Start Collected material

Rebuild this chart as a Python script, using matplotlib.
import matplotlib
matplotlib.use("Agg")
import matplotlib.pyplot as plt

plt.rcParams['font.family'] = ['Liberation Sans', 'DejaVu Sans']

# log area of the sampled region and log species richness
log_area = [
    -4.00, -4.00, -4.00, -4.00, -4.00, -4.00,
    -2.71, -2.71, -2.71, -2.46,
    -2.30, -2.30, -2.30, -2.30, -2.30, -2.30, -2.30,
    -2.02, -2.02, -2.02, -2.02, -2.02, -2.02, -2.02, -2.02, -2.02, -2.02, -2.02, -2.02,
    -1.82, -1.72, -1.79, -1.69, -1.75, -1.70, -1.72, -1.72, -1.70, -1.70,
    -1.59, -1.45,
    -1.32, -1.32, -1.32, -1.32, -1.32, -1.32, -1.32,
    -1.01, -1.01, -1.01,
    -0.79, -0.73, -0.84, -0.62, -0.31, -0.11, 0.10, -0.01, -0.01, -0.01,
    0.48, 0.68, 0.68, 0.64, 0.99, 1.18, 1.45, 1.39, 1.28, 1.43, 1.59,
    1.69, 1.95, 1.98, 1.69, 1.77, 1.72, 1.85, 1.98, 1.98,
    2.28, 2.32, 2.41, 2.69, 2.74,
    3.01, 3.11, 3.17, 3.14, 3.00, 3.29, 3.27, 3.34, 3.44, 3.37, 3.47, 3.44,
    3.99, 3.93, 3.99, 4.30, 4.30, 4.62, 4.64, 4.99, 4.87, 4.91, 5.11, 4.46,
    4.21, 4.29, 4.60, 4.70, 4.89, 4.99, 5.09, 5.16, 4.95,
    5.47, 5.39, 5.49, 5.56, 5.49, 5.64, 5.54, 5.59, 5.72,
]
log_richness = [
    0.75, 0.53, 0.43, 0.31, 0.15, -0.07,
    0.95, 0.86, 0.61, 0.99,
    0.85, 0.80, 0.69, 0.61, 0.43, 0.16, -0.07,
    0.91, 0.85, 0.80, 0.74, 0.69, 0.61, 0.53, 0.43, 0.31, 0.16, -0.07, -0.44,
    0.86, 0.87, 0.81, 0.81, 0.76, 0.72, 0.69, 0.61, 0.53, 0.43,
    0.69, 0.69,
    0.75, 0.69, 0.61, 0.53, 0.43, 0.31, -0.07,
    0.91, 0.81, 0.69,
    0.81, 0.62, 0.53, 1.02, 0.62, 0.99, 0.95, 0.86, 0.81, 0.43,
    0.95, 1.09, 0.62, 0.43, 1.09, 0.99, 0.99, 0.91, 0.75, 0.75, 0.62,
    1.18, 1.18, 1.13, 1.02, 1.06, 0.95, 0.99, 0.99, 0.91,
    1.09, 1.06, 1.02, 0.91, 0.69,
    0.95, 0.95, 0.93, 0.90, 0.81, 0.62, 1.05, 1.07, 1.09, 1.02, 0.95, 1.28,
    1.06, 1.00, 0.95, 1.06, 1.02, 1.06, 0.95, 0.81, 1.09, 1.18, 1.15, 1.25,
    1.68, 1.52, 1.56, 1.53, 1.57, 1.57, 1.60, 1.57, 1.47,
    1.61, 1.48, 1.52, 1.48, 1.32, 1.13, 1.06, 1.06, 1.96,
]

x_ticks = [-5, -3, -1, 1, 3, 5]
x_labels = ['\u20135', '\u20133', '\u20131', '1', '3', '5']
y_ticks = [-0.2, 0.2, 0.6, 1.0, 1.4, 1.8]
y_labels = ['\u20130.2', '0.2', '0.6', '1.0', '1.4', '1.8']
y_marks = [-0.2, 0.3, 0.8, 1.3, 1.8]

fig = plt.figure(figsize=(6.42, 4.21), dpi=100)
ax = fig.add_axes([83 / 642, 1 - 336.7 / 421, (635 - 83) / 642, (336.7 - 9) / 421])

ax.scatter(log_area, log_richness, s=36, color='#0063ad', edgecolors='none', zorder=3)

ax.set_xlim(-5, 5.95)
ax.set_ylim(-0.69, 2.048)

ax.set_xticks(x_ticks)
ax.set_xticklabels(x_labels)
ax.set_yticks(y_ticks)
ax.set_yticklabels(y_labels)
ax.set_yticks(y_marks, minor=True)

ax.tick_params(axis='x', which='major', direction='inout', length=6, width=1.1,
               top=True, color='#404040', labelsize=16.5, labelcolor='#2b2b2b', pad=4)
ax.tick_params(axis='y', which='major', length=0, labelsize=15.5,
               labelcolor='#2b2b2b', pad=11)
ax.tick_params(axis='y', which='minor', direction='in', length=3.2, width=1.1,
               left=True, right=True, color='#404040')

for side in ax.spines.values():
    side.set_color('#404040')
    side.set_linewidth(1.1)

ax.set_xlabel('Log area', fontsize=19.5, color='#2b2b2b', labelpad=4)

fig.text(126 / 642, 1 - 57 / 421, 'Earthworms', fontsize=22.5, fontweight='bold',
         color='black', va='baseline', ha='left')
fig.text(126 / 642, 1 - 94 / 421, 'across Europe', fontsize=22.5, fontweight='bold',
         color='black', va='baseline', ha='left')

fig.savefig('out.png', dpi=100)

End Collected material

- Requirements -
Report every line in the data above in which the word "matplotlib" appears.

- Result of the exercise -
Rebuild this chart as a Python script, using matplotlib.
import matplotlib
matplotlib.use("Agg")
import matplotlib.pyplot as plt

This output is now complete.